Just about everyone comes to accept Pollock by the end of the movie, a choice which I’m not sure would play sixty years later but which makes sense in the context of the movie. It’s worth noting that there’s not a single person at the hotel who gets involved in the snafu who argues that Pollock has been unduly punished. When they read it in the newspaper, everyone believes it without question and are certain that Pollock has done something genuinely bad. Even John, who needles Maud about her vindictiveness, never questions Pollock’s criminality. No one is willing to call Pollock a bad person, but what everyone does, in the end, is pity him. Nor does it seem to be an empathetic “We understand you” situation, but one where people reject the dictatorial rule of an unpleasant woman in order to express some gentleness in support of a broken man. What annoys Maud (and Fowler, to some extent) is the obvious and clumsy act Pollock is putting on. He goes by “Major” around the hotel, claims to have fought at El Alamein, and tells people that he was educated at a ritzy public school; it comes out in the article that he ended the war a lieutenant at a supply depot in the Caribbean and, of course, never went to Wellington or North Africa. The pity that everyone showers him with (saying good morning, asking about the weather, reporting on the cricket scores) is the meanest kindness for a man who we know already is full of self-loathing, who has disappointed his father and managed to collect not a dram of glory in World War II. Like just about everyone else in the movie, Niven is something of a fading star. (For better or worse, this is especially true of the film’s three lead actresses; Hiller, Hayworth, and Deborah Kerr all land somewhere between mid-thirties and late forties, and Kerr in particular is about as frumpy as possible.) The straight-backed roue of Dodsworth and the dashing, erudite aviator of A Matter of Life and Death are far behind him; his temples are nearly white, as is his mustache. There are so many lines in his forehead, and Niven gives a performance which begins well and in the end becomes stellar. His face is constantly in nervous motion, his eyebrows bouncing and his chin twitching as his eyes jump up before landing heavily on the floor. There is a great sadness in him, for no one knows how guilty and wretched he is more than himself.

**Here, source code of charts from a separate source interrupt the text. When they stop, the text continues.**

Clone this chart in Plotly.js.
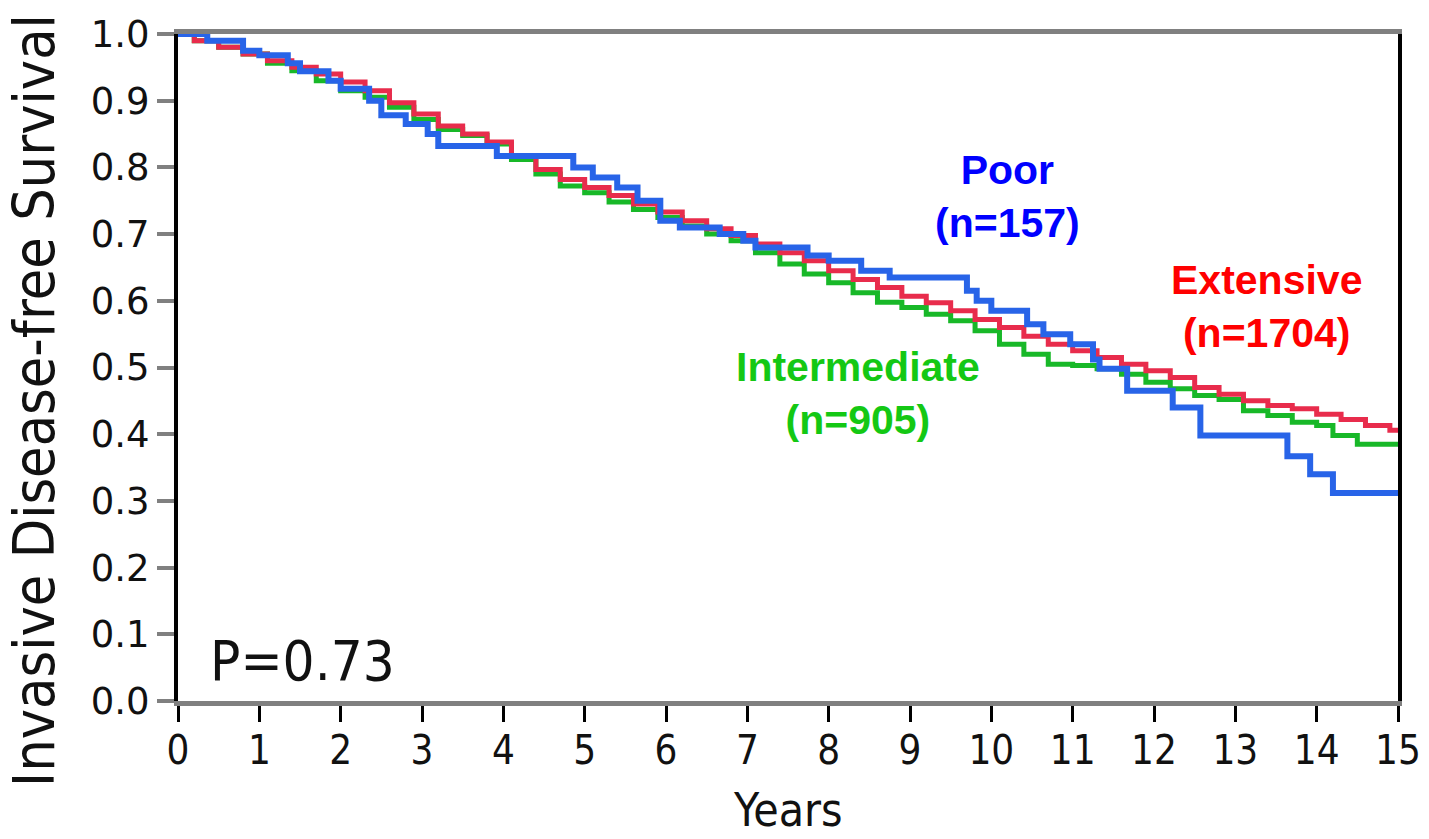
<!DOCTYPE html>
<html>
<head>
<meta charset="utf-8">
<script src="https://cdn.plot.ly/plotly-3.0.1.min.js"></script>
<style>html,body{margin:0;padding:0;background:#fff;}#chart{width:1429px;height:839px;}</style>
</head>
<body>
<div id="chart"></div>
<script>
// Extensive (n=1704)
const extYears = [0,0.2,0.5,0.8,1.1,1.4,1.7,2.0,2.3,2.6,2.9,3.2,3.5,3.8,4.1,4.4,4.7,5.0,5.3,5.6,5.9,6.2,6.5,6.8,7.1,7.4,7.7,8.0,8.3,8.6,8.9,9.2,9.5,9.8,10.1,10.4,10.7,11.0,11.3,11.6,11.9,12.2,12.5,12.8,13.1,13.4,13.7,14.0,14.3,14.6,14.9,15];
const extSurv  = [1.0,0.99,0.98,0.97,0.96,0.95,0.94,0.928,0.915,0.897,0.88,0.862,0.85,0.838,0.818,0.797,0.782,0.77,0.758,0.745,0.733,0.72,0.708,0.698,0.685,0.672,0.66,0.645,0.632,0.62,0.607,0.597,0.585,0.572,0.56,0.547,0.535,0.525,0.515,0.505,0.495,0.485,0.47,0.46,0.45,0.443,0.438,0.43,0.422,0.413,0.406,0.406];
// Intermediate (n=905)
const intYears = [0,0.2,0.5,0.8,1.1,1.4,1.7,2.0,2.3,2.6,2.9,3.2,3.5,3.8,4.1,4.4,4.7,5.0,5.3,5.6,5.9,6.2,6.5,6.8,7.1,7.4,7.7,8.0,8.3,8.6,8.9,9.2,9.5,9.8,10.1,10.4,10.7,11.0,11.3,11.6,11.9,12.2,12.5,12.8,13.1,13.4,13.7,14.0,14.2,14.5,15];
const intSurv  = [1.0,0.99,0.98,0.97,0.956,0.945,0.93,0.915,0.905,0.89,0.872,0.857,0.848,0.835,0.812,0.79,0.772,0.762,0.748,0.737,0.725,0.712,0.70,0.69,0.672,0.655,0.64,0.627,0.612,0.598,0.59,0.58,0.57,0.555,0.535,0.52,0.505,0.503,0.498,0.49,0.478,0.468,0.458,0.452,0.435,0.428,0.418,0.413,0.398,0.385,0.383];
// Poor (n=157)
const poorYears = [0,0.36,0.8,1.0,1.35,1.5,1.85,2.0,2.35,2.5,2.8,3.07,3.2,3.92,4.86,5.1,5.4,5.65,5.93,6.17,6.66,6.95,7.1,7.74,8.0,8.4,8.75,9.7,9.82,10.0,10.44,10.64,10.97,11.25,11.33,11.67,12.23,12.57,13.64,13.92,14.2,15];
const poorSurv  = [1.0,0.99,0.975,0.968,0.956,0.944,0.93,0.918,0.90,0.878,0.865,0.85,0.832,0.817,0.80,0.785,0.77,0.75,0.72,0.71,0.70,0.69,0.68,0.668,0.66,0.645,0.635,0.615,0.60,0.585,0.565,0.55,0.535,0.512,0.498,0.465,0.44,0.398,0.367,0.34,0.312,0.312];

const xTicks = [0,1,2,3,4,5,6,7,8,9,10,11,12,13,14,15];
const yTicks = [0,0.1,0.2,0.3,0.4,0.5,0.6,0.7,0.8,0.9,1.0];
const yTickText = ["0.0","0.1","0.2","0.3","0.4","0.5","0.6","0.7","0.8","0.9","1.0"];

const traces = [
  {x: intYears, y: intSurv, mode: 'lines', line: {shape: 'hv', color: 'rgb(24,184,40)', width: 5}, hoverinfo: 'skip'},
  {x: extYears, y: extSurv, mode: 'lines', line: {shape: 'hv', color: 'rgb(232,44,76)', width: 5}, hoverinfo: 'skip'},
  {x: poorYears, y: poorSurv, mode: 'lines', line: {shape: 'hv', color: 'rgb(40,100,232)', width: 6}, hoverinfo: 'skip'}
];

const labFont = (c) => ({family: 'Liberation Sans, Arial, sans-serif', size: 41, color: c, weight: 'bold'});

const layout = {
  width: 1429, height: 839,
  margin: {l: 178, r: 31, t: 34, b: 138},
  paper_bgcolor: '#fff', plot_bgcolor: '#fff',
  showlegend: false,
  xaxis: {
    range: [0, 15], tickvals: xTicks, ticktext: xTicks.map(String),
    showgrid: false, zeroline: false,
    showline: true, linecolor: '#808080', linewidth: 5, mirror: true,
    ticks: 'outside', ticklen: 16, tickwidth: 3, tickcolor: '#000',
    ticklabelstandoff: -6,
    tickfont: {family: 'DejaVu Sans Condensed, DejaVu Sans, sans-serif', size: 40, color: '#111'}
  },
  yaxis: {
    range: [0, 1], tickvals: yTicks, ticktext: yTickText,
    showgrid: false, zeroline: false,
    showline: true, linecolor: '#000', linewidth: 4, mirror: true,
    ticks: 'outside', ticklen: 17, tickwidth: 4, tickcolor: '#808080',
    tickfont: {family: 'DejaVu Sans, sans-serif', size: 37, color: '#111'}
  },
  annotations: [
    {text: 'Invasive Disease-free Survival', xref: 'paper', yref: 'paper', x: -0.118, y: 0.45, xanchor: 'center', yanchor: 'middle', textangle: -90, showarrow: false,
     font: {family: 'DejaVu Sans Condensed, DejaVu Sans, sans-serif', size: 57, color: '#111'}},
    {text: 'Years', xref: 'paper', yref: 'paper', x: 0.5, y: -0.121, xanchor: 'center', yanchor: 'top', showarrow: false, borderpad: 0,
     font: {family: 'DejaVu Sans Condensed, DejaVu Sans, sans-serif', size: 46, color: '#111'}},
    {text: 'P=0.73', xref: 'x', yref: 'y', x: 0.37, y: 0.061, xanchor: 'left', yanchor: 'middle', showarrow: false,
     font: {family: 'DejaVu Sans Condensed, DejaVu Sans, sans-serif', size: 56, color: '#111'}},
    {text: 'Poor<br>(n=157)', xref: 'x', yref: 'y', x: 10.2, y: 0.757, xanchor: 'center', yanchor: 'middle', showarrow: false, align: 'center',
     font: labFont('#0000ff')},
    {text: 'Extensive<br>(n=1704)', xref: 'x', yref: 'y', x: 13.38, y: 0.591, xanchor: 'center', yanchor: 'middle', showarrow: false, align: 'center',
     font: labFont('#ff0000')},
    {text: 'Intermediate<br>(n=905)', xref: 'x', yref: 'y', x: 8.36, y: 0.461, xanchor: 'center', yanchor: 'middle', showarrow: false, align: 'center',
     font: labFont('#14c814')}
  ]
};

Plotly.newPlot('chart', traces, layout, {staticPlot: true, displayModeBar: false});
</script>
</body>
</html>
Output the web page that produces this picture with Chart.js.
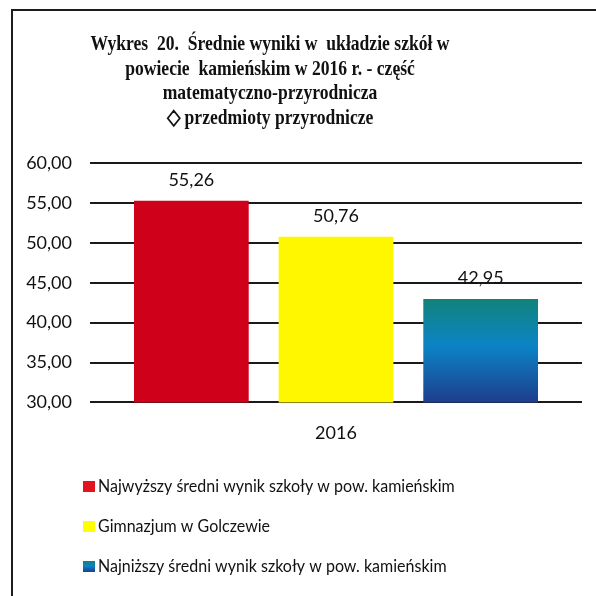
<!DOCTYPE html>
<html>
<head>
<meta charset="utf-8">
<script src="https://cdn.jsdelivr.net/npm/chart.js@4"></script>
<style>
html, body { margin: 0; padding: 0; background: #fff; }
#wrap { position: relative; width: 596px; height: 596px; overflow: hidden; }
#frame { position: absolute; left: 11px; top: 9px; width: 600px; height: 600px; border-top: 2px solid #1c1c1c; border-left: 2px solid #1c1c1c; }
#myChart { position: absolute; left: 0; top: 0; }
</style>
</head>
<body>
<div id="wrap">
  <div id="frame"></div>
  <canvas id="myChart" width="596" height="596"></canvas>
</div>
<script>
// data
var categories = ['2016'];
var seriesNames = [
    'Najwyższy średni wynik szkoły w pow. kamieńskim',
    'Gimnazjum w Golczewie',
    'Najniższy średni wynik szkoły w pow. kamieńskim'
];
var seriesValues = [55.26, 50.76, 42.95];
var yMin = 30, yMax = 60, yStep = 5;
var titleLines = [
    'Wykres  20.  Średnie wyniki w  układzie szkół w',
    'powiecie  kamieńskim w 2016 r. - część',
    'matematyczno-przyrodnicza',
    '◇ przedmioty przyrodnicze'
];

var sansFont = 'Lato, "Open Sans", sans-serif';

function fmt(v) {
    return v.toFixed(2).replace('.', ',');
}

function blueGradient(c, top, bottom) {
    var g = c.createLinearGradient(0, top, 0, bottom);
    g.addColorStop(0, '#12837a');
    g.addColorStop(0.45, '#0b84c6');
    g.addColorStop(1, '#1e3d8c');
    return g;
}

var colors = ['#cf0019', '#fff700', null];
var legendColors = ['#e2141f', '#ffff00', null];

// title drawn as text lines (condensed serif like the scan)
var titlePlugin = {
    id: 'titleLines',
    afterDraw: function(chart) {
        var c = chart.ctx;
        var sx = 0.8;
        c.save();
        c.fillStyle = '#111';
        c.font = 'bold 22px "Liberation Serif", "Times New Roman", serif';
        c.textAlign = 'center';
        c.textBaseline = 'alphabetic';
        c.scale(sx, 1);
        for (var i = 0; i < titleLines.length; i++) {
            c.fillText(titleLines[i], 270 / sx, 50 + i * 24.5);
        }
        c.restore();
    }
};

// values above bars
var valuePlugin = {
    id: 'barValues',
    afterDatasetsDraw: function(chart) {
        var c = chart.ctx;
        c.save();
        c.fillStyle = '#111';
        c.font = '18px ' + sansFont;
        c.textAlign = 'center';
        c.textBaseline = 'alphabetic';
        chart.data.datasets.forEach(function(ds, i) {
            var meta = chart.getDatasetMeta(i);
            meta.data.forEach(function(bar, j) {
                c.fillText(fmt(ds.data[j]), bar.x, bar.y - 15);
            });
        });
        c.restore();
    }
};

// vertical legend at the bottom left
var legendPlugin = {
    id: 'vertLegend',
    afterDraw: function(chart) {
        var c = chart.ctx;
        var sx = 0.89;
        c.save();
        c.font = '18px ' + sansFont;
        c.textBaseline = 'alphabetic';
        chart.data.datasets.forEach(function(ds, i) {
            var base = 492 + i * 40;
            var fill = legendColors[i] || blueGradient(c, base - 11, base);
            c.fillStyle = fill;
            c.fillRect(83, base - 11, 12, 11);
            c.save();
            c.scale(sx, 1);
            c.fillStyle = '#111';
            c.fillText(ds.label, 98 / sx, base);
            c.restore();
        });
        c.restore();
    }
};

var datasets = seriesNames.map(function(name, i) {
    return {
        label: name,
        data: [seriesValues[i]],
        backgroundColor: function(ctx) {
            if (colors[i]) return colors[i];
            var chart = ctx.chart;
            if (!chart.chartArea) return '#0b84c6';
            var top = chart.scales.y.getPixelForValue(seriesValues[i]);
            return blueGradient(chart.ctx, top, chart.chartArea.bottom);
        },
        borderWidth: 0,
        categoryPercentage: 0.882,
        barPercentage: 0.793
    };
});

var ctx = document.getElementById('myChart').getContext('2d');
var myChart = new Chart(ctx, {
    type: 'bar',
    data: {
        labels: categories,
        datasets: datasets
    },
    options: {
        responsive: false,
        animation: false,
        layout: {
            padding: { top: 163, left: 12, right: 14, bottom: 132 }
        },
        plugins: {
            legend: { display: false },
            title: { display: false },
            tooltip: { enabled: false }
        },
        scales: {
            x: {
                grid: { display: false, drawTicks: false },
                border: { display: false },
                ticks: {
                    color: '#111',
                    font: { family: sansFont, size: 18 },
                    padding: 20
                }
            },
            y: {
                min: yMin,
                max: yMax,
                afterFit: function(scale) { scale.width = 78; },
                grid: { color: '#1a1a1a', lineWidth: 2, drawTicks: false },
                border: { display: false },
                ticks: {
                    stepSize: yStep,
                    color: '#111',
                    font: { family: sansFont, size: 18 },
                    padding: 18,
                    callback: function(v) { return fmt(v); }
                }
            }
        }
    },
    plugins: [titlePlugin, valuePlugin, legendPlugin]
});
</script>
</body>
</html>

Tess is undeniably dramatic and moving, largely because the story hones in on its one focus. Separate Tables draws a conclusion which, depending on one’s point of view, is either distracting and mawkish or insightful and raw. It seems all too convenient that this hotel should house *deep breath* a lonely gambler, the Katisha of the English seashore and her terrified adult daughter, a writer torn between his sensible spinster hotel manager fiancee and his glamorous and vain druggie ex-wife, and a lying veteran who has disappointed everyone he knows for fifty years. With a few missteps—the vast majority of the “melodrama” with the bad connotation belongs to Lancaster and Hayworth, and Kerr does not have much room to work—it manages to come through. Perhaps the people at the Beauregard are a touch more dramatic than the average set of residents, but all the same I don’t find the movie too staged or too heavy with the fingerprints of an overzealous screenwriter (or, indeed, Terence Rattigan). It falls short of verisimilitude, sure, but there’s nothing unrealistic about believing that in a group of ten people, there can be a thousand interwoven problems. Separate Tables, like Tess, serves as a reminder that hurt does not come with limits or lids. If given time to fester, there is no limit to how far that pain can reach in a person’s mind or body.